Task statement - All lines holding the string "this" are to be shown.

***

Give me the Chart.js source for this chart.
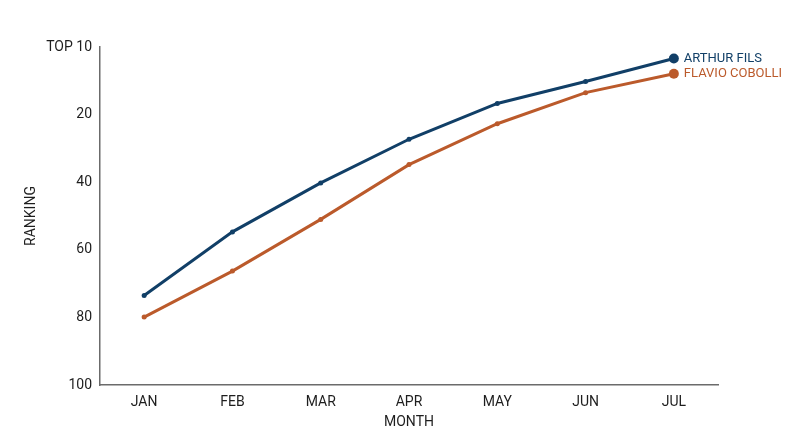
<!DOCTYPE html>
<html>
<head>
<meta charset="utf-8">
<script src="https://cdn.jsdelivr.net/npm/chart.js@4.4.1/dist/chart.umd.min.js"></script>
<style>
  html, body { margin: 0; padding: 0; background: #fff; }
  #wrap { width: 800px; height: 447px; }
</style>
</head>
<body>
<div id="wrap"><canvas id="rankChart"></canvas></div>
<script>
'use strict';

// data
const months = ['JAN', 'FEB', 'MAR', 'APR', 'MAY', 'JUN', 'JUL'];
const arthurFils = [73.5, 54.7, 40.2, 27.3, 16.7, 10.2, 3.4];
const flavioCobolli = [79.9, 66.3, 51.0, 34.8, 22.7, 13.5, 7.9];
const yTicks = [0, 20, 40, 60, 80, 100];
const topLabel = 'TOP 10';

const blue = '#113f67';
const orange = '#bb5a2b';
const textColor = '#1e1e1e';
const axisColor = '#6b6b6b';

// end-of-line name labels next to the last point
const endLabels = {
  id: 'endLabels',
  afterDatasetsDraw(chart) {
    const ctx = chart.ctx;
    ctx.save();
    ctx.font = '13px Roboto';
    ctx.textAlign = 'left';
    ctx.textBaseline = 'middle';
    chart.data.datasets.forEach((ds, i) => {
      const meta = chart.getDatasetMeta(i);
      const pt = meta.data[meta.data.length - 1];
      ctx.fillStyle = ds.borderColor;
      ctx.fillText(ds.label, pt.x + 10, pt.y);
    });
    ctx.restore();
  }
};

function pointSizes(n, small, big) {
  return Array.from({ length: n }, (_, i) => (i === n - 1 ? big : small));
}

new Chart(document.getElementById('rankChart'), {
  type: 'line',
  data: {
    labels: months,
    datasets: [{
      label: 'ARTHUR FILS',
      data: arthurFils,
      borderColor: blue,
      backgroundColor: blue,
      borderWidth: 3,
      pointRadius: pointSizes(months.length, 2.5, 5),
      pointBorderWidth: 0,
      tension: 0
    }, {
      label: 'FLAVIO COBOLLI',
      data: flavioCobolli,
      borderColor: orange,
      backgroundColor: orange,
      borderWidth: 3,
      pointRadius: pointSizes(months.length, 2.5, 5),
      pointBorderWidth: 0,
      tension: 0
    }]
  },
  options: {
    responsive: true,
    maintainAspectRatio: false,
    animation: false,
    layout: { padding: { top: 47, right: 82, bottom: 0, left: 0 } },
    plugins: {
      legend: { display: false },
      tooltip: { enabled: false }
    },
    scales: {
      x: {
        offset: true,
        grid: { display: false, drawTicks: false },
        border: { display: true, color: axisColor, width: 1.5 },
        ticks: { color: textColor, font: { family: 'Roboto', size: 14 }, padding: 9 },
        title: {
          display: true,
          text: 'MONTH',
          color: textColor,
          font: { family: 'Roboto', size: 14 },
          padding: { top: 0, bottom: 16 }
        },
        afterFit(scale) { scale.height = 62; }
      },
      y: {
        reverse: true,
        min: 0,
        max: 100,
        grid: { display: false, drawTicks: false },
        border: { display: true, color: axisColor, width: 1.5 },
        afterBuildTicks(scale) { scale.ticks = yTicks.map(v => ({ value: v })); },
        ticks: {
          color: textColor,
          font: { family: 'Roboto', size: 14 },
          padding: 8,
          callback: v => (v === 0 ? topLabel : v)
        },
        title: {
          display: true,
          text: 'RANKING',
          color: textColor,
          font: { family: 'Roboto', size: 14 },
          padding: { top: 23, bottom: 0 }
        },
        afterFit(scale) { scale.width = 100; }
      }
    }
  },
  plugins: [endLabels]
});
</script>
</body>
</html>
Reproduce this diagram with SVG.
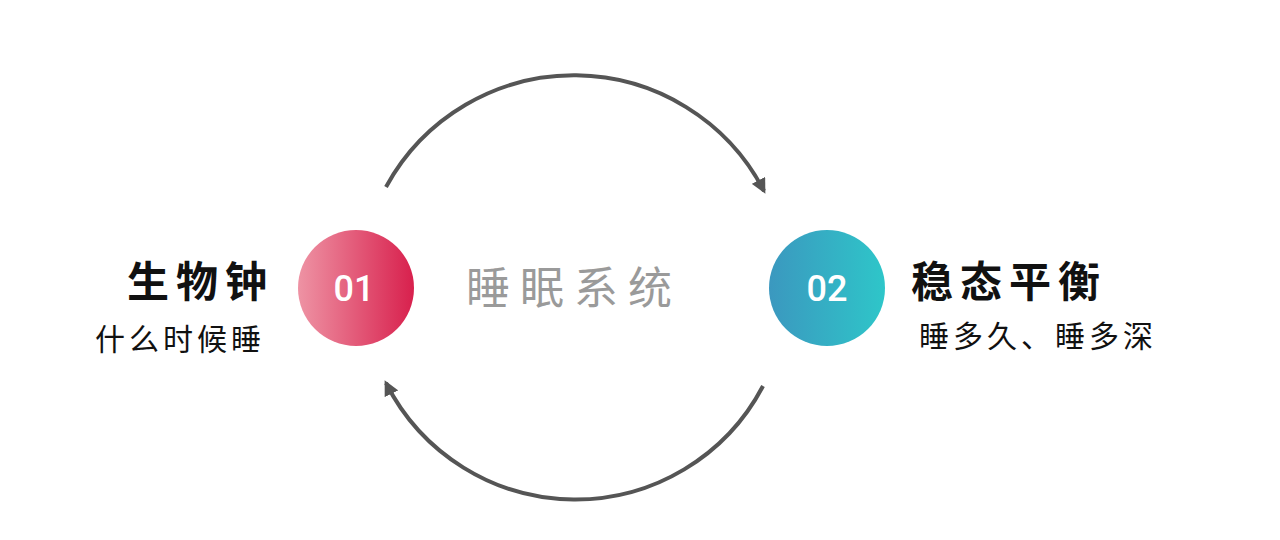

***

The output -
Give me the Chart.js source for this chart.
Reproduce this diagram with SVG.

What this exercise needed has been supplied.